Als Schumann im Herbst 1842 über dem dritten Satz seines Klavierquintetts op. 44 saß, entschied er sich offensichtlich für die zweite Möglichkeit: Man kann es nur als liebevollen Seitenhieb auf Claras Übeaktivitäten auffassen, dass das Thema dieses Scherzos aus einer rhythmisierten Es-Dur-Tonleiter besteht, die zunächst über dreieinhalb Oktaven auf- und wieder abgeführt wird, um dann ganz in Etüdenmanier in endlosen Sequenzen durch diverse Tonarten geschickt zu werden. Im ersten Trio des Satzes zeigt sich Schumann zunächst nachsichtig (das aus zwei Quinten gebildete Kopfmotiv stellt eine der zahlreichen Chiffren dar, mit denen Robert und Clara in ihren Kompositionen eine Art musikalischer Geheimsprache entwickelten), im zweiten hingegen ist er schon am Rande der Raserei. Bei den drei dissonanten verminderten Septakkorden, die während der Coda des Satzes zwischen das Thema fahren, hört und sieht man dann förmlich, wie der gereizte Schumann den Flügel zuschlägt! Es mag zweifelhaft erscheinen, sich auf diesem Weg dem schumannschen Klavierquintett zu nähern.
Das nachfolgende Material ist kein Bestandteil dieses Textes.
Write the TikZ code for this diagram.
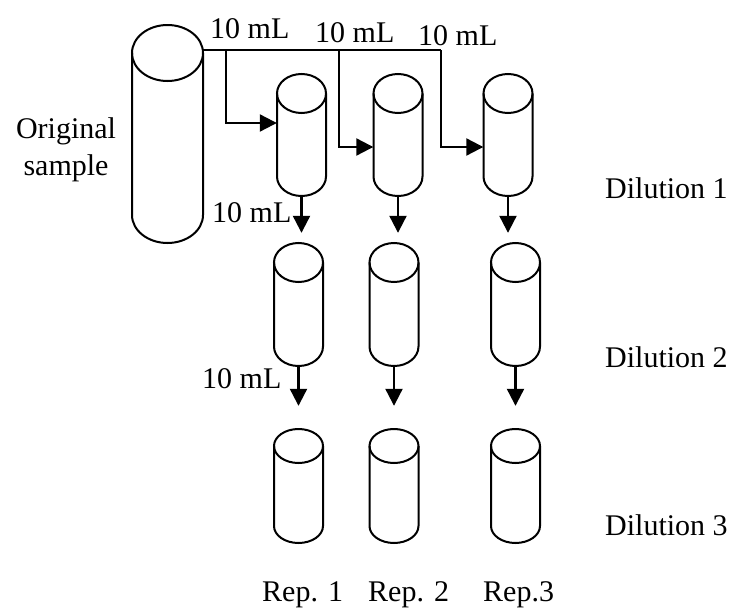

Aber die aller privaten Widrigkeiten zum Trotz überströmende Lebensfreude, die aus dem Werk spricht, sanktioniert eine entsprechend unorthodoxe Interpretation ebenso wie die Tatsache, dass Schumann auch in zahlreiche Kompositionen Biografisches in verschlüsselter Form einfließen ließ.
Ein energisches Thema mit weit ausholendem Kopfmotiv eröffnet klangvoll das Werk. Für einen schwärmerischen Kontrast sorgt der episodische Seitensatz, der gleich zu Beginn in langen Sequenzketten mit seiner Umkehrung kombiniert wird, in der Durchführung dann aber bemerkenswerterweise ausgespart bleibt. Breite, figurative Klangflächen des Klavierparts beherrschen die Durchführung, welche der Widmungträgerin Clara, die das Werk mit dem Leipziger Gewandhaus-Quartett auch zur Uraufführung brachte, Gelegenheit bot, mit ihrem brillanten Spiel zu glänzen.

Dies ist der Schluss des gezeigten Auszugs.